There is a close parallel to the arguments raised by the parties relative to the impact of the CWS on overtime. The Union asserts that by its calculations, Sunday overtime actually diminishes, resulting in a savings to the Employer. The Employer relies on projecting some assumed increases in overtime costs at the same rate for an entire year. Again, does the Employer expect us to view them as unable to manage the amount of overtime hours in a more efficient fashion? Perhaps what is most disturbing is that the Employer’s calculations are largely the same as what they were in 2009. The parties have spent more than 2 years negotiating in an attempt to resolve this one issue. Rather than agree to institute a pilot and collect some actual data on overtime, productivity, lost man-hours, and increased costs as well as improved morale, impact of the CWS on attendance, unscheduled absence and leave usage, the core of the reasons raised in 2009 to unsuccessfully support the Employer’s attempt to prove an adverse agency impact remains largely unchanged.
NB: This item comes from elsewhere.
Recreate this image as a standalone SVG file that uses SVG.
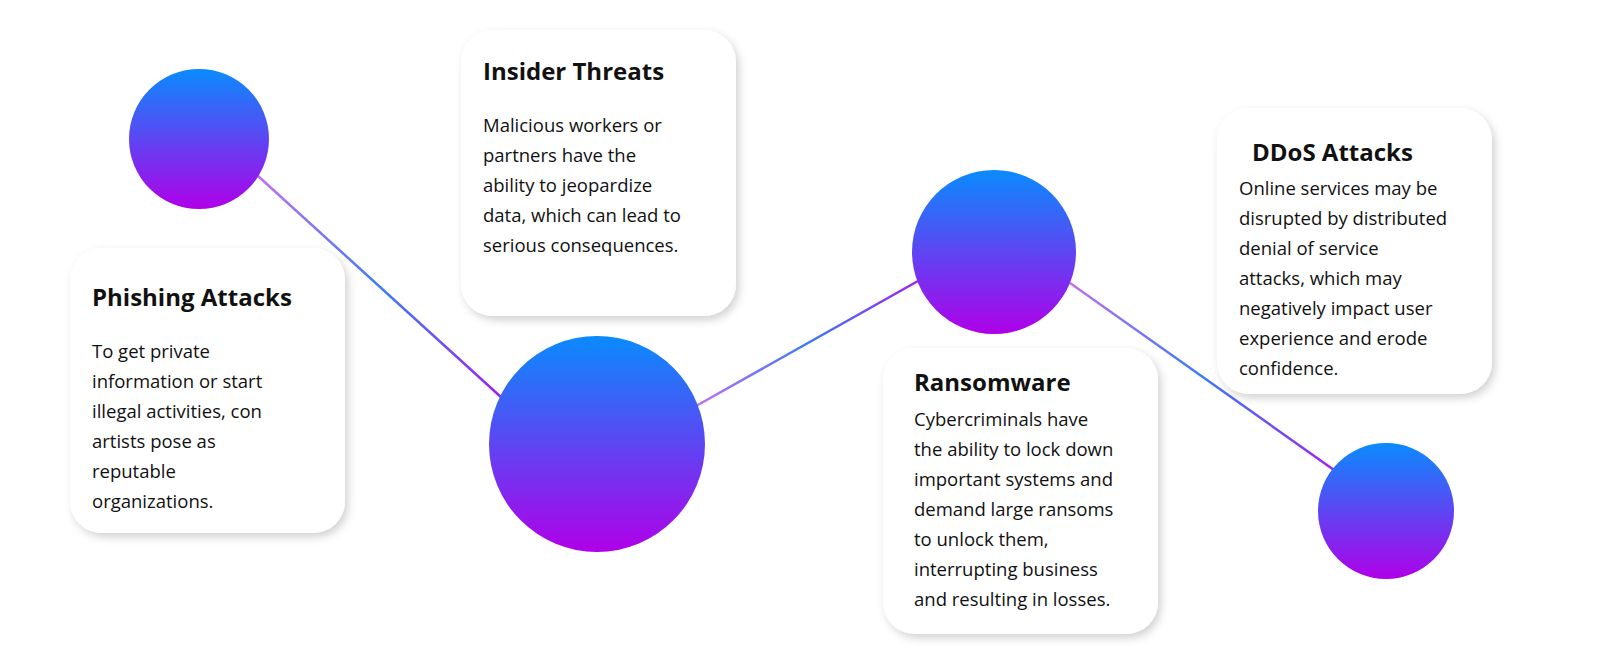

This last point warrants further discussion. The very purpose of compressed and/or alternate work schedules is to improve morale, reduce unscheduled absences by creating greater balance between work and home life, provide for longer periods of time off on a regular basis, and in so doing, reduce the likelihood that employees would call in sick on an unscheduled basis. The basic theory would appear to be even more applicable in a federal correctional institution in which the employees are regularly exposed to stressful working conditions. I am hard pressed to find any reflection of the cost benefits of a CWS by the Employer.
Finally, the use of a pilot project approach to evaluate the implementation of a CWS is part of the parties’ agreement, and has been part of the Union’s proposal since my original involvement starting in 2009. I am again at a loss to find a logical basis for not being willing to pilot a CWS proposal given the ability to sit down after a specific period of time to evaluate the positive and negative effects of the schedule.
Having carefully considered the evidence and arguments presented by the parties, I conclude that the Union’s position provides the more compelling basis for resolving this dispute. Therefore, I order the Employer to undertake the following actions to resolve this impasse:
First, at the earliest possible convenience, but in no case later than August 1, 2012, unless otherwise mutually agreed by the Union, the Employer shall implement the Union’s proposed CWS schedule for a total of 18 CSD positions. The 18 positions shall be comprised of the 8 positions previously offered by the Employer plus an additional 10 positions to be selected by the Union. The positions shall be rotated and posted on a 3-month basis as proposed by the Union. The Employer shall determine the regular days off for the 8 positions it has proposed and the Union shall determine the regular days off for the 10 positions it selects.